Dave Hudson

hashingit.com

51% of the network?

2014-06-23 00:00 - 3 min read

Every so often a Bitcoin mining pool is reported to manage more than half of the Bitcoin hashing capacity, exposing the spectre of a so called “51% attack”. Ignoring the perceived threat though, can we really trust the statistics? We’ve seen, previously, that Bitcoin mining statistics aren’t quite as obvious as we might hope, so what do they look like in these cases?

A day in the life of a 50% mining pool

Let’s look at what happens when a Bitcoin mining pool has 50% of the actual global hash rate and see what the estimated statistics look like for 24 hours. We’ll start by considering what happens when there’s no expansion occurring in the network. Here’s what we find from a Monte Carlo simulation with 10M trials:

Mining pool with 50% of the Bitcoin network over 24 hours, assuming no network hash rate expansion

One curious thing is to note that around the 50% level we see the cumulative statistics actually become a little “blocky” but that’s because there turn out to be a limited number of values that can occur.

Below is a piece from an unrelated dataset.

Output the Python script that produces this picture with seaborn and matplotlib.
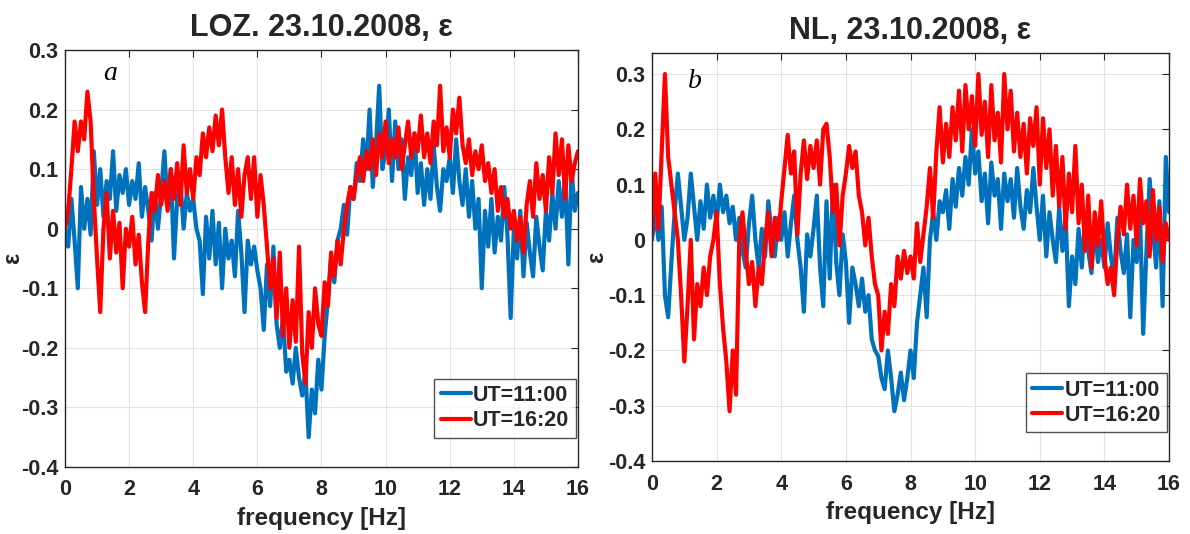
import numpy as np
import pandas as pd
import matplotlib
matplotlib.use("Agg")
import matplotlib.pyplot as plt
import seaborn as sns

# Frequency grid, 0.1 Hz step
freq_hz = np.round(np.arange(161) * 0.1, 1)

# LOZ station, epsilon spectra
loz_1100 = [
    0.00, -0.03, 0.05, -0.02, -0.10, 0.07, 0.00, 0.05, -0.01, 0.13,
    0.04, 0.10, 0.02, 0.08, 0.05, 0.13, 0.03, 0.09, 0.06, 0.10,
    0.04, 0.08, 0.05, 0.11, 0.02, 0.07, 0.03, -0.02, 0.06, 0.00,
    0.06, 0.13, 0.04, 0.10, -0.05, 0.05, 0.08, 0.00, 0.06, 0.03,
    0.05, 0.00, -0.02, -0.11, 0.02, -0.05, 0.03, -0.06, 0.01, -0.10,
    0.00, -0.05, -0.02, -0.08, 0.03, -0.04, -0.14, -0.02, -0.06, -0.03,
    -0.07, -0.10, -0.17, -0.06, -0.13, -0.03, -0.16, -0.20, -0.15, -0.24,
    -0.22, -0.26, -0.20, -0.25, -0.28, -0.24, -0.35, -0.27, -0.31, -0.22,
    -0.27, -0.18, -0.12, -0.05, -0.09, -0.02, 0.00, 0.04, -0.01, 0.07,
    0.05, 0.11, 0.08, 0.15, 0.10, 0.20, 0.07, 0.14, 0.24, 0.10,
    0.13, 0.20, 0.08, 0.18, 0.10, 0.15, 0.05, 0.12, 0.09, 0.16,
    0.06, 0.11, 0.04, 0.10, 0.05, 0.14, 0.07, 0.03, 0.10, 0.08,
    0.12, 0.06, 0.15, 0.08, 0.04, 0.10, 0.02, 0.08, 0.00, 0.05,
    -0.10, 0.03, -0.03, 0.05, -0.04, 0.02, -0.02, 0.07, -0.01, -0.15,
    0.00, -0.05, 0.03, -0.08, 0.01, -0.04, -0.08, 0.02, -0.03, -0.07,
    0.03, -0.02, 0.06, 0.00, 0.08, 0.02, 0.09, -0.06, 0.10, 0.03,
    0.06,
]
loz_1620 = [
    0.00, 0.03, 0.10, 0.18, 0.13, 0.18, 0.15, 0.23, 0.18, 0.05,
    -0.05, -0.14, 0.00, 0.06, -0.05, 0.03, -0.04, 0.01, -0.10, 0.00,
    -0.03, 0.02, -0.06, -0.01, -0.09, -0.14, -0.02, 0.06, 0.03, 0.09,
    0.04, 0.08, 0.03, 0.10, 0.05, 0.11, 0.04, 0.14, 0.06, 0.10,
    0.05, 0.12, 0.09, 0.16, 0.12, 0.17, 0.13, 0.19, 0.14, 0.20,
    0.12, 0.06, 0.12, 0.04, 0.10, 0.02, 0.09, 0.12, 0.05, 0.12,
    0.02, 0.09, 0.04, -0.03, -0.10, -0.05, -0.15, -0.04, -0.18, -0.10,
    -0.20, -0.12, -0.19, -0.03, -0.21, -0.26, -0.14, -0.20, -0.10, -0.16,
    -0.18, -0.09, -0.13, -0.04, -0.08, -0.02, -0.06, 0.00, 0.04, 0.07,
    0.05, 0.09, 0.12, 0.08, 0.13, 0.10, 0.15, 0.09, 0.16, 0.12,
    0.18, 0.11, 0.15, 0.12, 0.17, 0.10, 0.14, 0.18, 0.12, 0.16,
    0.13, 0.19, 0.12, 0.16, 0.11, 0.18, 0.14, 0.24, 0.13, 0.17,
    0.12, 0.20, 0.16, 0.22, 0.14, 0.11, 0.15, 0.09, 0.13, 0.10,
    0.14, 0.08, 0.11, 0.06, 0.10, 0.03, 0.07, 0.02, 0.05, 0.00,
    0.03, -0.02, 0.02, -0.04, 0.04, 0.08, 0.02, 0.11, 0.05, 0.09,
    0.03, 0.12, 0.06, 0.16, 0.09, 0.15, 0.05, 0.14, 0.08, 0.11,
    0.13,
]

# NL station, epsilon spectra
nl_1100 = [
    0.00, 0.05, 0.00, 0.06, -0.10, -0.14, -0.04, 0.05, 0.12, 0.06,
    0.00, 0.04, 0.12, 0.06, 0.00, 0.07, 0.02, 0.10, 0.04, 0.08,
    0.03, 0.10, 0.05, 0.08, 0.03, 0.06, 0.00, 0.04, -0.02, -0.05,
    0.03, 0.08, 0.00, -0.05, 0.02, -0.03, 0.07, 0.01, -0.03, 0.04,
    0.00, 0.05, -0.03, 0.03, 0.08, 0.00, -0.05, -0.13, 0.01, -0.03,
    0.02, 0.08, -0.05, -0.12, 0.07, -0.07, 0.10, -0.04, -0.10, 0.01,
    -0.04, -0.15, -0.05, -0.08, -0.12, -0.07, -0.13, -0.10, -0.18, -0.20,
    -0.21, -0.25, -0.27, -0.20, -0.25, -0.31, -0.28, -0.24, -0.29, -0.25,
    -0.20, -0.25, -0.15, -0.10, -0.05, -0.14, 0.00, 0.05, 0.00, 0.07,
    0.05, 0.09, 0.02, 0.11, 0.06, 0.13, 0.08, 0.15, 0.10, 0.20,
    0.12, 0.16, 0.07, 0.12, 0.03, 0.14, 0.08, 0.11, 0.02, 0.12,
    0.07, 0.11, 0.04, 0.13, 0.06, 0.02, 0.09, 0.05, 0.13, 0.06,
    0.00, 0.08, -0.03, 0.05, 0.00, -0.04, 0.06, -0.02, 0.04, -0.12,
    -0.03, -0.08, 0.02, -0.05, 0.04, -0.02, -0.06, 0.03, -0.04, 0.00,
    -0.05, 0.03, -0.03, -0.07, 0.04, -0.02, -0.06, 0.01, -0.14, 0.00,
    -0.04, 0.05, -0.17, -0.02, 0.11, 0.02, -0.05, 0.07, -0.12, 0.15,
    0.05,
]
nl_1620 = [
    0.01, 0.12, 0.02, 0.16, 0.30, 0.15, 0.10, 0.05, 0.00, -0.10,
    -0.22, -0.12, 0.00, -0.18, -0.08, -0.12, -0.05, -0.10, -0.03, 0.00,
    0.05, -0.08, -0.16, -0.22, -0.31, -0.20, -0.28, 0.00, 0.05, -0.02,
    -0.08, -0.04, -0.12, -0.05, -0.08, 0.00, 0.05, -0.03, 0.04, 0.00,
    0.07, 0.13, 0.19, 0.12, 0.16, 0.01, 0.12, 0.18, 0.11, 0.17,
    0.13, 0.18, 0.10, 0.20, 0.21, 0.15, 0.05, 0.10, -0.01, 0.08,
    0.12, 0.17, 0.13, 0.16, 0.08, 0.05, -0.01, 0.04, -0.03, -0.08,
    -0.10, -0.20, -0.13, -0.17, -0.08, -0.12, -0.03, -0.07, -0.02, -0.06,
    -0.03, -0.07, 0.03, -0.04, 0.01, 0.06, 0.13, 0.04, 0.16, 0.24,
    0.14, 0.21, 0.15, 0.24, 0.18, 0.27, 0.16, 0.28, 0.20, 0.26,
    0.17, 0.30, 0.19, 0.25, 0.15, 0.28, 0.18, 0.23, 0.14, 0.30,
    0.20, 0.27, 0.16, 0.23, 0.15, 0.21, 0.12, 0.22, 0.17, 0.24,
    0.10, 0.22, 0.13, 0.20, 0.08, 0.17, 0.06, 0.15, 0.02, 0.12,
    0.05, 0.17, 0.03, 0.10, -0.02, 0.08, -0.05, 0.05, -0.01, 0.07,
    -0.03, -0.08, -0.05, -0.10, 0.00, 0.06, 0.01, 0.10, 0.02, 0.08,
    -0.01, 0.11, 0.03, 0.07, -0.03, 0.09, 0.00, 0.06, -0.04, 0.03,
    0.00,
]

titles = ["LOZ. 23.10.2008, ε", "NL, 23.10.2008, ε"]
panel_tags = ["a", "b"]
series_labels = ["UT=11:00", "UT=16:20"]
x_ticks = [0, 2, 4, 6, 8, 10, 12, 14, 16]
y_ticks = [-0.4, -0.3, -0.2, -0.1, 0, 0.1, 0.2, 0.3]
y_tick_labels = ["-0.4", "-0.3", "-0.2", "-0.1", "0", "0.1", "0.2", "0.3"]

colors = {"UT=11:00": "#0072BD", "UT=16:20": "#FF0000"}

sns.set_theme(style="whitegrid")
plt.rcParams["font.family"] = ["Liberation Sans", "DejaVu Sans"]
plt.rcParams["font.weight"] = "bold"

fig = plt.figure(figsize=(11.9, 5.34), dpi=100)
ax_a = fig.add_axes([0.0546, 0.1255, 0.4311, 0.7809])
ax_b = fig.add_axes([0.5479, 0.1367, 0.4345, 0.7640])

panels = [
    (ax_a, loz_1100, loz_1620, (-0.4, 0.3), (1.2, 0.25), -0.080),
    (ax_b, nl_1100, nl_1620, (-0.4, 0.338), (1.1, 0.275), -0.085),
]

for i, (ax, s1, s2, ylim, tag_xy, ylab_x) in enumerate(panels):
    df = pd.DataFrame({
        "freq": np.concatenate([freq_hz, freq_hz]),
        "eps": np.concatenate([s1, s2]),
        "time": [series_labels[0]] * len(freq_hz) + [series_labels[1]] * len(freq_hz),
    })
    sns.lineplot(data=df, x="freq", y="eps", hue="time", palette=colors,
                 estimator=None, linewidth=3.0, ax=ax)
    ax.set_facecolor("white")
    ax.set_xlim(0, 16)
    ax.set_ylim(*ylim)
    ax.set_xticks(x_ticks)
    ax.set_xticklabels([str(t) for t in x_ticks])
    ax.set_yticks(y_ticks)
    ax.set_yticklabels(y_tick_labels)
    ax.grid(True, color="#e2e2e2", linewidth=0.8)
    for sp in ax.spines.values():
        sp.set_color("#262626")
        sp.set_linewidth(1.0)
    ax.tick_params(direction="in", length=5, width=0.8, color="#262626",
                   top=True, right=True, labelsize=15.5)
    ax.tick_params(axis="x", pad=9)
    ax.tick_params(axis="y", pad=5)
    for lab in ax.get_xticklabels() + ax.get_yticklabels():
        lab.set_fontweight("bold")
        lab.set_color("#262626")
    ax.set_title(titles[i], fontsize=22, fontweight="bold", pad=10)
    ax.set_xlabel("frequency [Hz]", fontsize=17.5, fontweight="bold", labelpad=5)
    ax.set_ylabel("ε", fontsize=17, fontweight="bold")
    ax.yaxis.set_label_coords(ylab_x, 0.5)
    ax.text(tag_xy[0], tag_xy[1], panel_tags[i], fontsize=20, style="italic",
            fontfamily="Liberation Serif", fontweight="normal", color="black")
    leg = ax.legend(loc="lower right", bbox_to_anchor=(0.996, 0.07),
                    borderaxespad=0, fontsize=15.5, frameon=True, fancybox=False,
                    handlelength=1.4, handletextpad=0.1, borderpad=0.3,
                    labelspacing=0.2, title=None)
    leg.get_frame().set_edgecolor("#262626")
    leg.get_frame().set_linewidth(1.0)
    for t in leg.get_texts():
        t.set_fontweight("bold")
    for h in leg.get_lines():
        h.set_linewidth(3)

fig.savefig("out.png", dpi=100, facecolor="white")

With 50% of the hashing capacity we do indeed see an average rate where 50% of the blocks are found by our mining pool, but one day in ten we’ll see the network hashing rate for the pool at 43.1% and less, or 56.8% or more. In practice if we’re not seeing more than 50% every other day then the pool we’re looking at probably doesn’t really have at least half of the network hash rate; an odd day above is really not as interesting.

Let’s see if it makes much difference if our network hash rate is expanding at 2% per day:

Mining pool with 50% of the Bitcoin network over 24 hours, assuming a 2% network hash rate expansion

The 2% per day hash rate expansion is pretty extreme, corresponding to a difficulty change of 24.8% on average, but this doesn’t actually make much difference. Our “once in ten days” metric now has ranges of 43.5% or less and 56.4% and greater.

50% for 2016 blocks

We’ve seen what happens on a daily basis, but what happens when we look at the 2016 block difficulty change? Here’s the simulation for the network when no expansion is occuring:

2016 Bitcoin blocks for a pool having 50% of the network and with no network expansion

Even over 2016 blocks (14 days on average) we can see quite a lot of variability in the measured hash rates. One difficulty change in five we’ll see a discrepancy in the estimated pool hash rate of more than +/- 1.4%.

Final thoughts

As with many of the Bitcoin statistics we’ve seen, things are rarely as clear-cut as they first appear. We really need to see more than 55%, and probably close to 60%, of the hash rate being assigned to a pool within any 24 hour period before that alone is sufficient to say that the pool has achieved 50% of the network hash rate.

None of this diminishes the potential risk associated with a single owner gaining a majority of the network hashing, but as we’ve seen before, we should be wary that daily statistics alone aren’t enough to show that this level has been reached.